Housing affordability guidelines would be based on 30 percent of the median income for the area, Adams said.
Haley Ward is currently doing site engineering work, Wilson said. Once National Environmental Policy Act approval has been granted, he and Town Manager Mike Roy will compile requests for proposals. One of these will be from the town for road construction and installation work and the other will be from the Northern Forest Center for site development and construction.
“We would be very interested in folks who are interested in bidding on both,” Wilson said. He said the project does need to go through a subdivision review with the Greenville Planning Board.
The property road would be given to the municipality, an act needing to be approved via a special town meeting vote. After these steps are taken then the land can be cleared and construction can begin with two homes targeted for the end of the year.
“Based on some of the histories of some of the work you folks have done, as you presented those and we’ve done our research, I think it’s incredible what you folks have done,” Select Chair Geno Murray said.
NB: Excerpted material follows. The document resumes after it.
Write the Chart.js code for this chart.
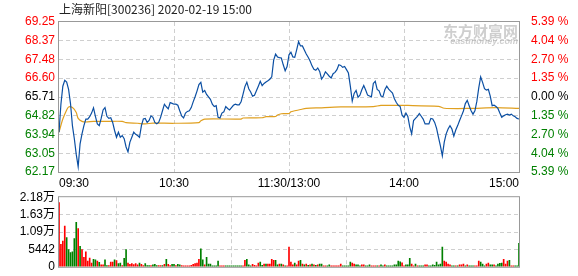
<!doctype html>
<html>
<head>
<meta charset="utf-8">
<title>上海新阳 分时图</title>
<script src="https://cdn.jsdelivr.net/npm/chart.js@4.4.1/dist/chart.umd.min.js"></script>
<style>
  html, body { margin: 0; padding: 0; background: #fff; overflow: hidden; }
  #price { position: absolute; left: 0; top: 0; }
  #volume { position: absolute; left: 0; top: 186px; }
</style>
</head>
<body>
<canvas id="price" width="578" height="190"></canvas>
<canvas id="volume" width="578" height="92"></canvas>
<script>
var TITLE = '上海新阳[300236] 2020-02-19 15:00';
var PREV_CLOSE = 65.71;

// minutes since 09:30 (lunch break removed)
var timeTicks = [0, 60, 120, 180, 240];
var timeLabels = ['09:30', '10:30', '11:30/13:00', '14:00', '15:00'];

var priceTicks = [62.17, 63.05, 63.94, 64.82, 65.71, 66.60, 67.48, 68.37, 69.25];
var pctLabels = ['5.39 %', '4.04 %', '2.70 %', '1.35 %', '0.00 %', '1.35 %', '2.70 %', '4.04 %', '5.39 %'];

var volTicks = [0, 5442, 10884, 16326, 21768];
var volLabels = ['0', '5442', '1.09万', '1.63万', '2.18万'];

// one price per minute
var price = [
  64.05,65.37,66.22,66.50,66.41,66.07,65.40,64.36,63.74,63.00,
  62.42,63.50,63.97,64.36,64.67,64.67,64.78,64.95,65.20,64.80,
  64.44,64.36,64.70,65.10,65.21,64.80,64.70,64.73,64.51,64.13,
  63.81,64.05,63.81,63.89,63.74,63.35,63.12,63.58,63.81,64.05,
  63.95,63.89,63.81,64.36,64.67,64.70,64.51,64.60,64.82,64.75,
  64.51,64.45,64.51,64.75,65.06,65.37,65.25,65.15,65.45,65.41,
  65.37,65.37,65.32,65.06,64.82,64.72,64.95,65.03,65.06,65.21,
  65.48,65.72,65.99,66.30,66.40,65.94,66.02,65.83,65.72,65.60,
  65.37,65.26,65.30,64.75,64.72,64.95,65.01,65.26,65.17,65.10,
  65.21,65.32,65.37,65.34,65.34,65.48,65.83,66.20,66.41,66.10,
  65.95,65.75,65.79,66.00,66.22,66.45,66.25,66.35,66.42,66.48,
  66.55,66.66,67.45,67.73,67.60,67.57,67.55,67.23,66.95,67.15,
  67.70,67.82,67.60,67.58,67.93,68.32,68.12,68.12,67.93,67.74,
  67.59,67.41,67.18,67.02,66.97,67.08,66.92,66.56,66.69,66.90,
  66.80,66.69,66.61,66.81,66.87,67.00,67.23,67.20,67.11,67.15,
  67.00,66.84,66.22,65.52,65.88,66.02,65.70,65.80,66.05,66.25,
  66.04,65.80,65.76,65.72,66.35,66.45,66.07,66.00,65.76,65.72,
  66.05,66.22,66.08,65.99,65.90,65.63,65.45,65.32,65.26,64.85,
  64.75,64.95,64.79,64.30,63.97,64.60,64.70,64.80,64.93,64.80,
  64.67,64.44,64.44,64.44,64.70,64.67,64.51,64.23,63.80,63.40,
  62.93,63.58,63.97,64.20,64.36,64.20,63.86,64.15,64.36,64.60,
  64.82,65.05,65.40,65.55,65.30,65.06,64.90,65.06,65.50,66.14,
  66.66,66.40,66.10,66.04,66.07,65.75,65.30,65.32,65.26,65.17,
  64.95,64.75,64.82,64.87,64.90,64.86,64.90,64.82,64.78,64.70,
  64.67
];

// average price line, read at these minutes
var avgTimes = [0,2,4,5,7,9,10,12,14,18,25,33,35,41,45,49,60,73,74,76,95,96,106,108,113,114,116,120,121,123,126,129,136,147,164,168,182,198,201,214,228,240];
var avgPrice = [64.05,64.67,65.10,65.24,65.21,64.98,64.70,64.56,64.53,64.56,64.56,64.56,64.50,64.47,64.44,64.48,64.47,64.50,64.59,64.67,64.67,64.72,64.73,64.78,64.79,64.86,64.92,64.93,65.01,65.06,65.12,65.17,65.20,65.24,65.26,65.31,65.31,65.27,65.18,65.17,65.21,65.17];

// volume per minute (shares) and direction r = up, g = down
var volume = [
  20100,7060,8040,12750,9120,5390,4410,4710,8830,13930,
  11960,6370,5390,2940,4710,1770,2750,1180,2350,2160,
  1770,1370,590,590,2160,390,390,1470,1470,2160,
  1960,980,1180,390,2650,5390,1180,780,980,690,
  980,590,1180,780,390,980,390,390,390,590,
  780,390,390,390,390,780,2350,780,390,780,
  780,390,780,590,390,290,290,290,290,490,
  780,980,1180,2350,5590,2160,590,2940,880,880,
  290,290,290,1770,290,290,290,290,290,290,
  290,290,290,290,290,290,290,2060,2350,590,
  290,780,490,290,1180,1470,490,880,880,880,
  880,2350,2060,2060,590,880,880,590,290,290,
  6180,1470,590,1180,590,1770,2060,880,590,880,
  490,590,880,590,490,590,880,880,290,290,
  290,590,290,290,290,290,290,880,290,290,
  290,290,1470,1180,880,590,590,290,590,590,
  290,290,590,290,290,290,290,290,590,290,
  590,290,290,290,290,590,590,1770,1570,1270,
  290,590,590,2650,880,290,880,290,290,290,
  290,590,590,290,290,590,490,1470,590,880,
  6180,1770,1470,880,590,290,290,290,290,590,
  590,880,290,590,290,290,290,290,290,1770,
  1470,880,290,880,1180,590,590,590,290,880,
  1080,1180,2350,880,1770,2060,290,290,290,290,
  7360
];
var volDir = ('rrrrgggggg' + 'rgrrrrrrgg' + 'rgrrggrrrg' + 'rggrggrrrr' + 'rrgrrgggrg' +
              'ggrrgrgrrg' + 'grggrrrrrr' + 'rrrrggrggg' + 'ggggrrrggg' + 'ggggggrrgg' +
              'grrrrggrgr' + 'rrrggrgrgr' + 'rrrgrrgrgr' + 'grgrgrggrr' + 'ggrrrrrrgg' +
              'gggrrgggrr' + 'gggrrrgrgg' + 'rggggggggr' + 'rgggrrgrgg' + 'grrggggggg' +
              'grrrrggrgr' + 'rrgrgggrrr' + 'gggrrggrgg' + 'ggrrrgrrgg' + 'g').split('');

var RED = '#ff0000', GREEN = '#008000', GRID = '#cfcfcf', BOX = '#999999';
var CLEAR = 'rgba(0,0,0,0)';

Chart.defaults.font.family = "'Liberation Sans', 'Noto Sans CJK SC', sans-serif";
Chart.defaults.font.size = 12;

function priceColor(v) {
  if (Math.abs(v - PREV_CLOSE) < 0.001) return '#000';
  return v > PREV_CLOSE ? RED : GREEN;
}

var boxPlugin = {
  id: 'box',
  afterDatasetsDraw: function(chart) {
    var a = chart.chartArea, ctx = chart.ctx;
    ctx.save();
    ctx.strokeStyle = BOX;
    ctx.lineWidth = 1;
    ctx.strokeRect(a.left - 0.5, a.top - 0.5, a.right - a.left + 1, a.bottom - a.top + 1);
    ctx.restore();
  }
};

var textPlugin = {
  id: 'texts',
  beforeDatasetsDraw: function(chart) {
    var a = chart.chartArea, ctx = chart.ctx;
    ctx.save();
    ctx.fillStyle = 'rgba(165,165,165,0.55)';
    ctx.textAlign = 'right';
    ctx.textBaseline = 'middle';
    ctx.font = "bold 15px 'Noto Sans CJK SC'";
    ctx.fillText('东方财富网', a.right - 1, 31);
    ctx.font = "bold italic 9px 'Liberation Sans'";
    ctx.fillText('eastmoney.com', a.right - 1, 42);
    ctx.restore();
  },
  afterDraw: function(chart) {
    var ctx = chart.ctx;
    ctx.save();
    ctx.fillStyle = '#222';
    ctx.textAlign = 'left';
    ctx.textBaseline = 'middle';
    ctx.font = "12px 'Noto Sans CJK SC'";
    ctx.fillText(TITLE, chart.chartArea.left, 9);
    ctx.restore();
  }
};

new Chart(document.getElementById('price'), {
  type: 'line',
  data: {
    datasets: [{
      label: '价格',
      data: price.map(function(v, i) { return {x: i, y: v}; }),
      borderColor: '#0b4fa3',
      borderWidth: 1.2,
      pointRadius: 0,
      tension: 0,
      order: 0
    }, {
      label: '均价',
      data: avgTimes.map(function(t, i) { return {x: t, y: avgPrice[i]}; }),
      borderColor: '#e0a020',
      borderWidth: 1.2,
      pointRadius: 0,
      tension: 0.3,
      order: 1
    }]
  },
  options: {
    responsive: false,
    animation: false,
    events: [],
    layout: { padding: { top: 22 } },
    plugins: { legend: { display: false }, tooltip: { enabled: false } },
    scales: {
      x: {
        type: 'linear', min: 0, max: 240,
        afterBuildTicks: function(s) { s.ticks = timeTicks.map(function(v) { return {value: v}; }); },
        afterFit: function(s) { s.height = 18; },
        ticks: {
          align: 'inner', maxRotation: 0, autoSkip: false, padding: 4, color: '#000',
          callback: function(v) { return timeLabels[timeTicks.indexOf(v)]; }
        },
        grid: { drawTicks: false, color: function(c) { return (c.index === 0 || c.index === 4) ? CLEAR : GRID; } },
        border: { display: false, dash: [4, 3] }
      },
      y: {
        position: 'left', min: 62.17, max: 69.25,
        afterBuildTicks: function(s) { s.ticks = priceTicks.map(function(v) { return {value: v}; }); },
        afterFit: function(s) { s.width = 59; },
        ticks: {
          padding: 4,
          color: function(c) { return priceColor(c.tick.value); },
          callback: function(v) { return v.toFixed(2); }
        },
        grid: { drawTicks: false, color: function(c) { return (c.index === 0 || c.index === 8) ? CLEAR : GRID; } },
        border: { display: false, dash: [4, 3] }
      },
      y2: {
        position: 'right', min: 62.17, max: 69.25,
        afterBuildTicks: function(s) { s.ticks = priceTicks.map(function(v) { return {value: v}; }); },
        afterFit: function(s) { s.width = 59; },
        ticks: {
          padding: 4,
          color: function(c) { return priceColor(c.tick.value); },
          callback: function(v, i) { return pctLabels[i]; }
        },
        grid: { display: false },
        border: { display: false }
      }
    }
  },
  plugins: [boxPlugin, textPlugin]
});

new Chart(document.getElementById('volume'), {
  type: 'bar',
  data: {
    datasets: [{
      label: '成交量',
      data: volume.map(function(v, i) { return {x: i, y: v}; }),
      backgroundColor: volDir.map(function(d) { return d === 'r' ? RED : GREEN; }),
      borderWidth: 0,
      barThickness: 1
    }]
  },
  options: {
    responsive: false,
    animation: false,
    events: [],
    layout: { padding: { top: 10, right: 59 } },
    plugins: { legend: { display: false }, tooltip: { enabled: false } },
    scales: {
      x: {
        type: 'linear', min: 0, max: 240, offset: false,
        afterBuildTicks: function(s) { s.ticks = timeTicks.map(function(v) { return {value: v}; }); },
        afterFit: function(s) { s.height = 8; },
        ticks: { display: false },
        grid: { drawTicks: false, color: function(c) { return (c.index === 0 || c.index === 4) ? CLEAR : GRID; } },
        border: { display: false, dash: [4, 3] }
      },
      y: {
        min: 0, max: 21768,
        afterBuildTicks: function(s) { s.ticks = volTicks.map(function(v) { return {value: v}; }); },
        afterFit: function(s) { s.width = 59; },
        ticks: {
          padding: 4, color: '#000',
          callback: function(v, i) { return volLabels[i]; }
        },
        grid: { drawTicks: false, color: function(c) { return (c.index === 0 || c.index === 4) ? CLEAR : GRID; } },
        border: { display: false, dash: [4, 3] }
      }
    }
  },
  plugins: [boxPlugin]
});
</script>
</body>
</html>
When asked, Adams said some homes would be presold and other houses would be leased for a time before being sold. Wilso said a homeowners association is being considered.
The Spruce Street development will be the Northern Forest Center’s sixth housing project and the first to be built from the ground up. The project will focus on providing housing for the middle-income, year-round workforce and building the sustainability of the Moosehead Lake region’s year-round economy. Greenville’s high rate of second homes and absentee homeowners has left few options for locals or people trying to move to the community, raising concerns about maintaining school enrollment, civic participation and vital services.
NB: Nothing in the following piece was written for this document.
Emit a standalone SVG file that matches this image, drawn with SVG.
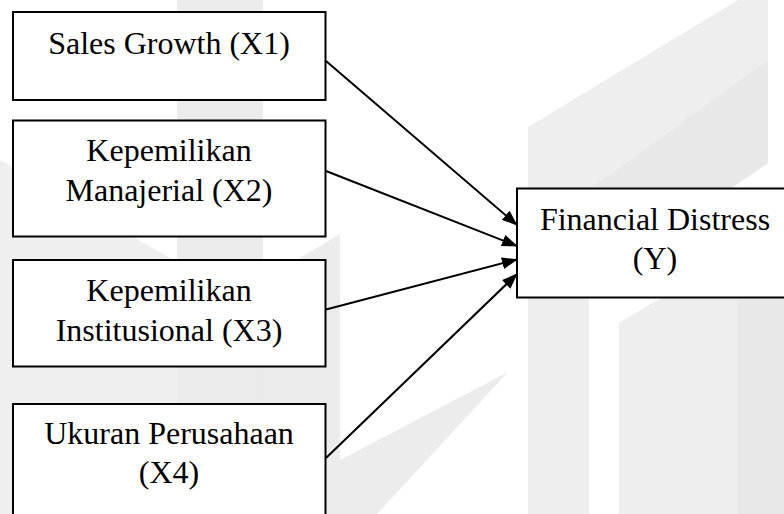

The Northern Forest Center uses a mix of funding sources to achieve its goal of creating high quality housing that can be rented or sold at rates that median-income earners can afford. That includes the Northern Forest Fund, which integrates private impact investments, donations, and grants from public sources.
The Northern Forest Center is an innovation and investment partner serving northern Maine, New Hampshire, Vermont and New York. In 2017, programming expanded to include redeveloping underused properties to enable young professionals and families to find homes and contribute to rural communities.
The Northern Forest Center previously completed two major property initiatives: In Lancaster, New Hampshire, the $3.8-million redevelopment of the Parker J. Noyes building, which created six middle-market apartments and commercial space for a local nonprofit and food marketplace; and the Millinocket Housing Initiative, which invested more than $1 million to renovate six homes, creating 11 quality rental units from properties that had been severely neglected.
Other projects in the works include redevelopment of the historic Gehring House in Bethel; a 15,000-square-foot property in downtown St. Johnsbury, Vermont; and in a multi-unit apartment building in Tupper Lake, New York.